Styling itself as “middle eastern psych rock” seems fair enough given the melting pot of ingredients jostling for attention. Coming out of Tel Aviv, there is certainly a hot sound to the project. Instruments that these ill-informed ears cannot fully identify but if you imagine being dropped into a sweltering souk somewhere south of the Bosphorus, you’ll not be far wrong. Exotic to me, presumably rather more familiar to the four-piece band. Things are perhaps perilously close to pastiche at times with the mixing of east and west but the line is kept just to the correct side
Leader of the pack is Uri Brauner Kinrot and he’s certainly been about. Travelling all around the Mediterranean to Turkey to Brooklyn, he seems to have been on a one-man mission to work out how to collate disparate and highly unlikely musical scenes.

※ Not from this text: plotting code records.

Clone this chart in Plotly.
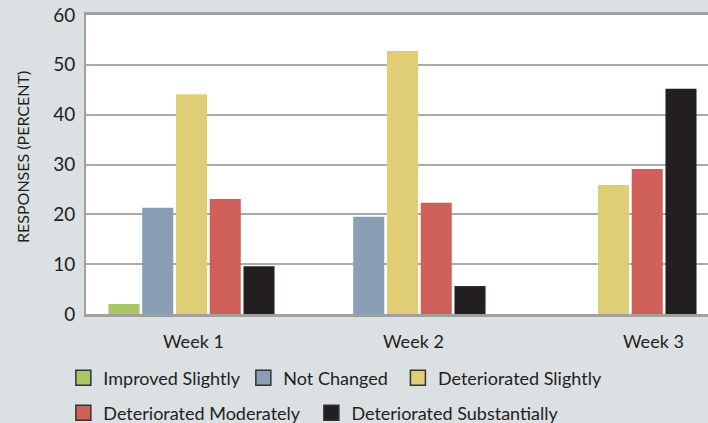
import plotly.graph_objects as go

# Survey responses by week (percent of respondents)
weeks = ["Week 1", "Week 2", "Week 3"]
series_names = [
    "Improved Slightly",
    "Not Changed",
    "Deteriorated Slightly",
    "Deteriorated Moderately",
    "Deteriorated Substantially",
]
improved_slightly = [2.0, 0, 0]
not_changed = [21.3, 19.5, 0]
deteriorated_slightly = [44.1, 52.8, 25.9]
deteriorated_moderately = [23.1, 22.3, 29.1]
deteriorated_substantially = [9.6, 5.6, 45.2]
y_ticks = [0, 10, 20, 30, 40, 50, 60]
y_title = "RESPONSES (PERCENT)"

series_values = [
    improved_slightly,
    not_changed,
    deteriorated_slightly,
    deteriorated_moderately,
    deteriorated_substantially,
]
colors = ["#abc765", "#889fb5", "#dfce75", "#cf605a", "#231f20"]

FONT = "Lato"
TEXT = "#231f20"
GRID = "#aaaaaa"

fig = go.Figure()

legend_ids = ["legend", "legend2", "legend3", "legend4", "legend5"]
for name, vals, col in zip(series_names, series_values, colors):
    fig.add_trace(go.Bar(
        x=weeks, y=vals, name=name, marker=dict(color=col, line=dict(width=0)),
        showlegend=False,
    ))

# Legend swatches with an outlined square
for name, col, lg in zip(series_names, colors, legend_ids):
    fig.add_trace(go.Scatter(
        x=[None], y=[None], mode="markers", name=name, legend=lg,
        marker=dict(symbol="square", size=15, color=col,
                    line=dict(color="#333333", width=1.5)),
    ))

# Legend placement in container coordinates (two rows)
legend_pos = [(0.0895, 0.1064), (0.3437, 0.1064), (0.562, 0.1064),
              (0.0895, 0.0236), (0.4398, 0.0236)]
legend_style = dict(font=dict(family=FONT, size=18, color=TEXT),
                    bgcolor="rgba(0,0,0,0)", borderwidth=0,
                    xref="container", yref="container",
                    xanchor="left", yanchor="middle", orientation="h")
layout_legends = {}
for lg, (lx, ly) in zip(legend_ids, legend_pos):
    layout_legends[lg] = dict(x=lx, y=ly, **legend_style)

# Category labels below the axis
label_shift = [2, 11, 40]
annotations = []
for wk, sh in zip(weeks, label_shift):
    annotations.append(dict(
        x=wk, xref="x", y=0, yref="paper", yanchor="top", xanchor="center",
        text=wk, showarrow=False, xshift=sh, yshift=-14,
        font=dict(family=FONT, size=18, color=TEXT),
    ))

# Rotated y-axis title, set slightly above the plot's vertical centre
annotations.append(dict(
    x=-0.103, xref="paper", y=0.525, yref="paper",
    xanchor="center", yanchor="middle", textangle=-90,
    text=y_title, showarrow=False,
    font=dict(family=FONT, size=16, color=TEXT),
))

fig.update_layout(
    width=708, height=423,
    margin=dict(l=86, r=0, t=15, b=109, autoexpand=False),
    paper_bgcolor="#dbe0e2",
    plot_bgcolor="#ffffff",
    barmode="group", bargap=0.2, bargroupgap=0.08,
    font=dict(family=FONT, color=TEXT),
    annotations=annotations,
    **layout_legends,
)

fig.update_xaxes(
    type="category", range=[-0.5, 2.448],
    showticklabels=False, showgrid=False,
    showline=True, linecolor="#a0a0a0", linewidth=3, mirror=True,
    ticks="",
)
fig.update_yaxes(
    range=[0, 60], tickvals=y_ticks,
    showgrid=True, gridcolor=GRID, gridwidth=2,
    zeroline=False,
    showline=True, linecolor="#a0a0a0", linewidth=2,
    ticks="", ticklabelstandoff=5,
    tickfont=dict(family=FONT, size=19, color=TEXT),
)

fig.write_html("out.html")
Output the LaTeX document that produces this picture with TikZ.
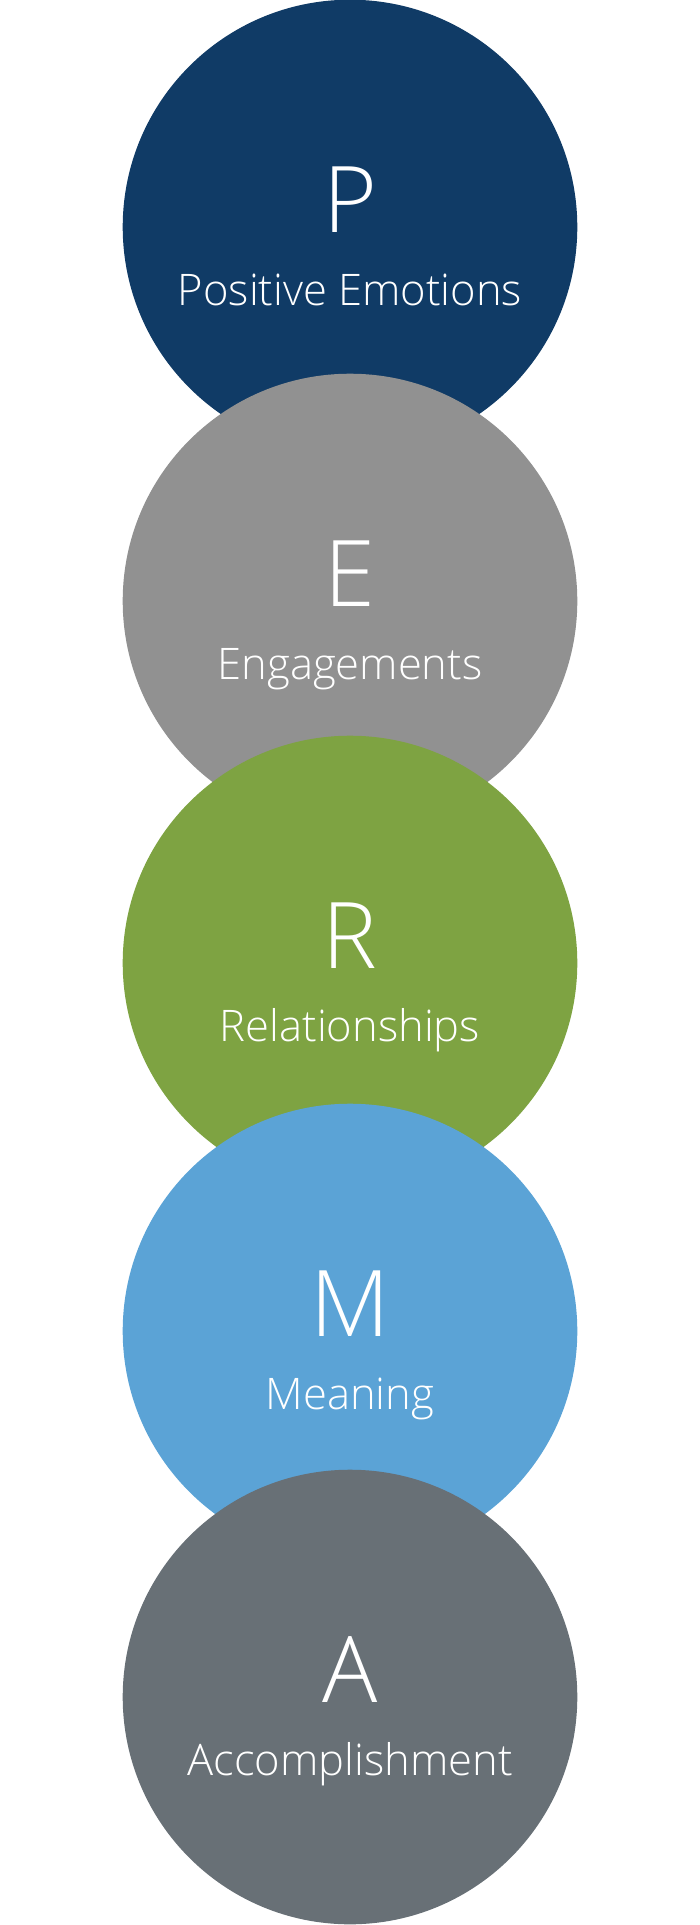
\documentclass[tikz,border=0pt]{standalone}
\usepackage{fontspec}
\IfFontExistsTF{Open Sans Light}{\setmainfont{Open Sans Light}}{\setmainfont{Open Sans}}
\usepackage{tikz}
\usetikzlibrary{positioning}
\definecolor{pnavy}{HTML}{103B66}
\definecolor{egray}{HTML}{919191}
\definecolor{rgreen}{HTML}{7EA342}
\definecolor{mblue}{HTML}{5BA3D6}
\definecolor{aslate}{HTML}{687076}
\tikzset{
  disc/.style={circle, minimum size=454.6pt, inner sep=0pt},
  letter/.style={anchor=base, text=white, inner sep=0pt, font=\fontsize{92}{92}\selectfont},
  caption/.style={anchor=base, text=white, inner sep=0pt, font=\fontsize{43.5}{43.5}\selectfont},
}
\begin{document}
\begin{tikzpicture}[x=1pt, y=-1pt]
  \useasboundingbox (0,0) rectangle (700,1925);
  \node[disc, fill=pnavy] (p) at (350,227) {};
  \node[letter] (pl) at ([yshift=-5pt]p.center) {P};
  \node[caption] (pc) at ([yshift=-78pt]p.center) {Positive Emotions};
  \node[disc, fill=egray] (e) at (350,601) {};
  \node[letter] (el) at ([yshift=-5pt]e.center) {E};
  \node[caption] (ec) at ([yshift=-78pt]e.center) {Engagements};
  \node[disc, fill=rgreen] (r) at (350,963) {};
  \node[letter] (rl) at ([yshift=-5pt]r.center) {R};
  \node[caption] (rc) at ([yshift=-78pt]r.center) {Relationships};
  \node[disc, fill=mblue] (m) at (350,1331) {};
  \node[letter] (ml) at ([yshift=-5pt]m.center) {M};
  \node[caption] (mc) at ([yshift=-78pt]m.center) {Meaning};
  \node[disc, fill=aslate] (a) at (350,1697) {};
  \node[letter] (al) at ([yshift=-5pt]a.center) {A};
  \node[caption] (ac) at ([yshift=-78pt]a.center) {Accomplishment};
\end{tikzpicture}
\end{document}
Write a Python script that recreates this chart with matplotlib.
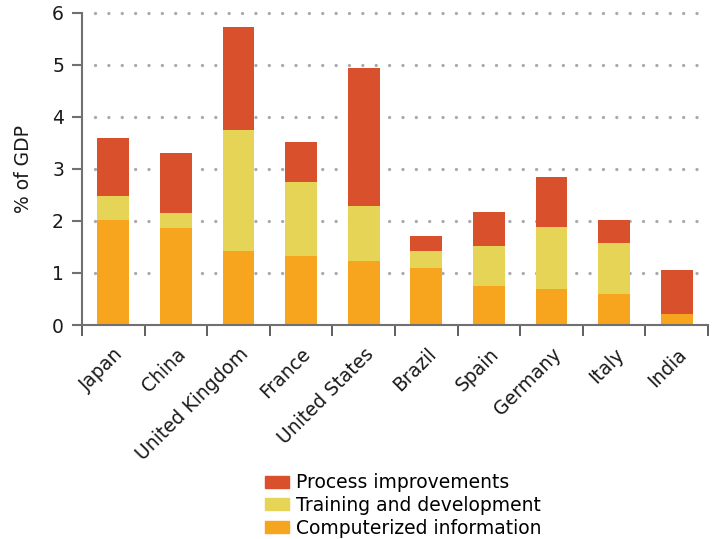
import matplotlib
matplotlib.use('Agg')
import matplotlib.pyplot as plt
import numpy as np
from matplotlib.patches import Patch

#%% Data
countries = ['Japan', 'China', 'United Kingdom', 'France', 'United States',
             'Brazil', 'Spain', 'Germany', 'Italy', 'India']
computerized = [2.02, 1.86, 1.42, 1.33, 1.23, 1.10, 0.75, 0.69, 0.60, 0.21]
training = [0.46, 0.29, 2.33, 1.42, 1.06, 0.32, 0.77, 1.19, 0.98, 0.00]
process = [1.11, 1.15, 1.98, 0.77, 2.65, 0.29, 0.65, 0.96, 0.44, 0.85]

COLOR = {'comp': '#F7A51E', 'train': '#E5D455', 'proc': '#D9512C',
         'grid': '#AAAAAA', 'axis': '#707070', 'text': '#1A1A1A'}

#%% Plot
plt.rcParams['font.family'] = ['DejaVu Sans']
fig = plt.figure(figsize=(7.12, 5.39), dpi=100)
ax = fig.add_axes([0.1152, 0.397, 0.8792, 0.5794])

x = np.arange(len(countries))
w = 0.51
comp = np.array(computerized)
train = np.array(training)
proc = np.array(process)
ax.bar(x, comp, w, color=COLOR['comp'], zorder=2)
ax.bar(x, train, w, bottom=comp, color=COLOR['train'], zorder=2)
ax.bar(x, proc, w, bottom=comp + train, color=COLOR['proc'], zorder=2)

ax.set_xlim(-0.5, len(countries) - 0.5)
ax.set_ylim(0, 6)
ax.set_yticks(range(7))
ax.set_xticks(x)
ax.set_xticks(np.arange(-0.5, len(countries)), minor=True)
ax.set_xticklabels(countries, rotation=45, ha='right', rotation_mode='anchor',
                   fontsize=13.5, color=COLOR['text'])
ax.tick_params(axis='x', which='major', length=0, pad=14)
ax.tick_params(axis='x', which='minor', length=8, width=1.2, color='#444444')
ax.tick_params(axis='y', length=7, width=1.5, color=COLOR['axis'], labelsize=13.5,
               labelcolor=COLOR['text'], pad=6)

# dotted grid lines
for y in range(1, 7):
    ax.plot([-0.3, len(countries) - 0.5], [y, y], color=COLOR['grid'], linewidth=2.4,
            linestyle=(0, (0.01, 4.0)), dash_capstyle='round', zorder=1, clip_on=False)

for s in ['top', 'right']:
    ax.spines[s].set_visible(False)
ax.spines['left'].set_color(COLOR['axis'])
ax.spines['left'].set_linewidth(1.5)
ax.spines['bottom'].set_color(COLOR['axis'])
ax.spines['bottom'].set_linewidth(1.5)

ax.set_ylabel('% of GDP', fontsize=13.5, color=COLOR['text'], labelpad=14)

handles = [Patch(color=COLOR['proc']), Patch(color=COLOR['train']), Patch(color=COLOR['comp'])]
labels = ['Process improvements', 'Training and development', 'Computerized information']
fig.legend(handles, labels, loc='upper left', bbox_to_anchor=(0.372, 0.122), frameon=False,
           fontsize=13.5, handlelength=1.3, handleheight=0.6, handletextpad=0.35,
           labelspacing=0.2, borderpad=0, borderaxespad=0)

fig.savefig('out.png', dpi=100)
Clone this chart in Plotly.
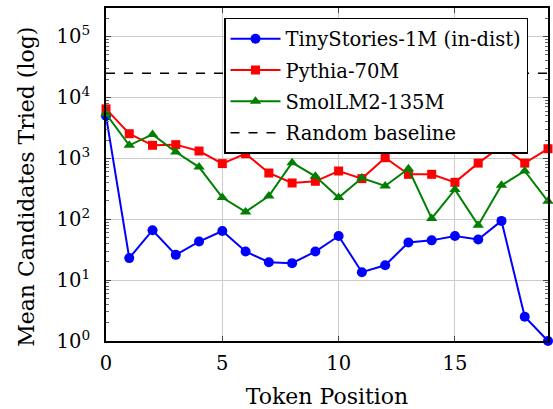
import plotly.graph_objects as go

positions = list(range(20))
tinystories = [5000, 23, 66, 26, 43, 64, 29.5, 19.7, 19, 29.5, 53, 13.5, 17.5, 41.5, 45, 53, 46.5, 94, 2.5, 1]
pythia = [6500, 2540, 1640, 1680, 1320, 820, 1195, 575, 394, 420, 620, 465, 1026, 547, 547, 404, 835, 1600, 835, 1440]
smollm = [5400, 1640, 2475, 1270, 720, 227, 132, 241, 850, 507, 227, 475, 352, 676, 103, 307, 80, 361, 620, 197]
random_baseline = 25000

FONT = "DejaVu Serif"

fig = go.Figure()
fig.add_trace(go.Scatter(x=positions, y=tinystories, mode="lines+markers",
                         name="TinyStories-1M (in-dist)", legendgroup="a", cliponaxis=False,
                         line=dict(color="#0000ff", width=2),
                         marker=dict(symbol="circle", size=10, color="#0000ff")))
fig.add_trace(go.Scatter(x=positions, y=pythia, mode="lines+markers",
                         name="Pythia-70M", legendgroup="b", cliponaxis=False,
                         line=dict(color="#ff0000", width=2),
                         marker=dict(symbol="square", size=9, color="#ff0000")))
fig.add_trace(go.Scatter(x=positions, y=smollm, mode="lines+markers",
                         name="SmolLM2-135M", legendgroup="c", cliponaxis=False,
                         line=dict(color="#008000", width=2),
                         marker=dict(symbol="triangle-up", size=10, color="#008000")))
fig.add_trace(go.Scatter(x=[positions[0], positions[-1]], y=[random_baseline, random_baseline],
                         mode="lines", name="Random baseline", legendgroup="d",
                         line=dict(color="black", width=1.5, dash="dash")))

tickvals = [1, 10, 100, 1000, 10000, 100000]
ticktext = ["10<sup>%d</sup>" % i for i in range(6)]

fig.update_layout(
    width=553, height=409,
    margin=dict(l=106, r=5, t=8, b=68, autoexpand=False),
    paper_bgcolor="white", plot_bgcolor="white",
    font=dict(family=FONT, size=19, color="black"),
    showlegend=True,
    legend=dict(x=0.267, xanchor="left", y=0.97, yanchor="top",
                bgcolor="white", bordercolor="black", borderwidth=1.5,
                font=dict(family=FONT, size=19.5), tracegroupgap=3,
                itemwidth=50),
    xaxis=dict(range=[0, 19], tickvals=[0, 5, 10, 15],
               showgrid=True, gridcolor="#cccccc", gridwidth=1,
               ticks="inside", ticklen=5, tickcolor="#444",
               showline=True, linecolor="black", linewidth=2, mirror="ticks",
               zeroline=False, ticklabelstandoff=4,
               title=dict(text="Token Position", font=dict(size=22), standoff=18),
               tickfont=dict(size=19.5)),
    yaxis=dict(type="log", range=[0, 5.47], tickvals=tickvals, ticktext=ticktext,
               showgrid=True, gridcolor="#cccccc", gridwidth=1,
               ticks="inside", ticklen=5, tickcolor="#444",
               minor=dict(ticks="inside", ticklen=3, tickcolor="#666", dtick="D1", showgrid=False),
               showline=True, linecolor="black", linewidth=2, mirror="ticks",
               zeroline=False, ticklabelstandoff=10,
               tickfont=dict(size=19.5)),
    annotations=[dict(text="Mean Candidates Tried (log)", textangle=-90,
                      xref="paper", yref="paper", x=-0.179, y=0.4625,
                      xanchor="center", yanchor="middle", showarrow=False,
                      font=dict(family=FONT, size=22))],
)

fig.write_html("out.html", config={"displayModeBar": False},
               post_script="document.body.style.margin='0';document.body.style.overflow='hidden';")
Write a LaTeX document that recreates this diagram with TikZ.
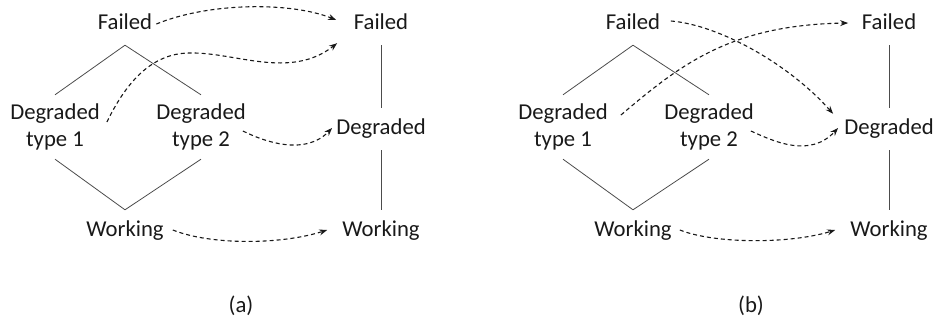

Surf guitar, a fondness for Cream, pop and garage rock are all in an afternoon’s work. It’s no surprise to see he’s worked with Balkan Beat Box in the aforementioned Brooklyn. They share that magpie tendency and musical wanderlust.
Tracks like the driving and twanging ‘Yolar’ have a sinister oomph and undertone beneath all the wavy world music goings-on. It rescues things from sounding too close to a dubious soundtrack from an even more dubious Carry On film – featuring Kenneth Williams in a rather unnatural (for him) hue. A touch unfair perhaps but that power really is needed to stop things being a bit cliched and daft and thankfully it’s the case over most of the album.
Songs From 1001 Nights sounds pretty much exactly like you’d expect given the name and the heritage. Gruff and psychedelic instrumentals with a hot and dusky edge that make you sweat on a January night. Can’t say fairer than that. Unlikely to be the outlier for a new musical front but individual and not in the least bit usual.